Not So Quiet on the Eastern Front
WHY YOU SHOULD CARE
Because this show has got modern Germans confronting the realities of their World War II memories.
By Jack Doyle
From Nazi chants at soccer matches to stolen museum relics, World War II is a dark specter that still haunts modern Germany. In fact, the subject is so taboo that German films and TV shows about World War II have been few and far between — and uncompromisingly brutal.
The 1981 classic Das Boot is a testament to the utter futility and horror of warfare; 2004’s Der Untergang (Downfall) captured the hopelessness and violence of Hitler’s final days. It is impossible, these films suggest, to stare into the abyss of Nazi Germany and extract anything positive.
But a new German TV show has wandered into the moral minefield of Germany’s war experience — and caused an uproar.
One TV show has wandered into the moral minefield of Germany’s war experience.
Unsere Mütter, Unsere Väter (Our Mothers, Our Fathers) is a four-and-a-half-hour World War II miniseries that took German television by storm this past year, when nearly 10 percent of the population tuned in to watch the show. Released in English-speaking countries as Generation War, it has been sold for rebroadcast in 80 countries.
With World War II fading from our collective memory, the show instantly sparked controversy in Germany, Poland, and former Allied nations by raising questions about who’s entitled to or responsible for getting that memory right for posterity.
Unsere Mütter, Unsere Väter tells the story of five friends from Berlin: Viktor, a Jewish tailor; Greta, his singer girlfriend; Charly, a trainee nurse; and Wilhelm and Friedhelm, brothers who leave to fight on the Eastern front. We watch as each of these characters’ lives is systematically destroyed by different, disillusioning and unnervingly real war experiences.
The show refuses to shy away from morality’s gray zone — from Charly’s betrayal of a Jewish co-worker to Friedhelm shooting unarmed civilians. “I was right — the war would only bring out the worst in us,” Friedhelm acknowledges.
But while the series is unapologetically blunt and frequently graphic, the characters remain sympathetic throughout. It’s hard not to feel horror as Wilhelm watches his little brother become a killing machine, or sympathize with Viktor as he clings to the memory of his girlfriend to survive.
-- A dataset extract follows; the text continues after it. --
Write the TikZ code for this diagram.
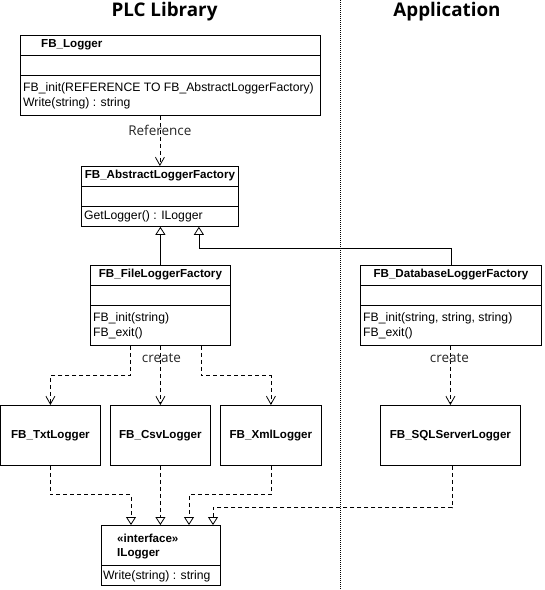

Unlike Downfall, which chronicles Hitler’s last days in his bunker in disturbing detail, Unsere Mütter, Unsere Väter gives viewers permission to like the characters who emerge as seemingly naive kids thrust into extraordinary, terrifying circumstances.
I was right — the war would only bring out the worst in us.
— Friedhelm, character in Unsere Mütter, Unsere Väter
And that’s what’s so scandalous. Despite its ultimately anti-war message, many have criticized Unsere Mütter, Unsere Väter for its sympathetic portrayal of Nazi-era Germans. A.O. Scott of The New York Times called the series “an exercise in selective memory” for bringing a nostalgic, sad sheen to the German war experience. Others praised its bravery for confronting hard truths.
When the series aired in Germany last year, war veterans responded by submitting comments to newspapers about their experiences (notably, not war crimes). And younger Germans, fed a fervently anti-Nazi diet, were suddenly being invited to explore another side of World War II.
But how accurate is this slice of history? It’s tempting, especially for young Germans, to find ambiguity in their legacy of war. There can be no refuting or excusing Nazi crimes, but what of the lessons offered by everyday people — friends, family members — whose fate was to live, work and survive under Hitler’s regime?
A worthwhile exercise, to be sure, even if the series tries to look through its characters’ eyes as only contemporary Germans can. Characters start off horrified by war crimes, for example, and no one seems to buy Nazi racial theories. When Friedhelm initially opposes the war, his objections are notably modern, moral and intellectual.
Nevertheless, Unsere Mütter, Unsere Väter poses bold questions that wouldn’t have flown in Germany just 10 or 20 years ago. Does the show let wartime Germany off the hook? Absolutely not, but it has clearly hooked Germans into viewing their dark history in a new light.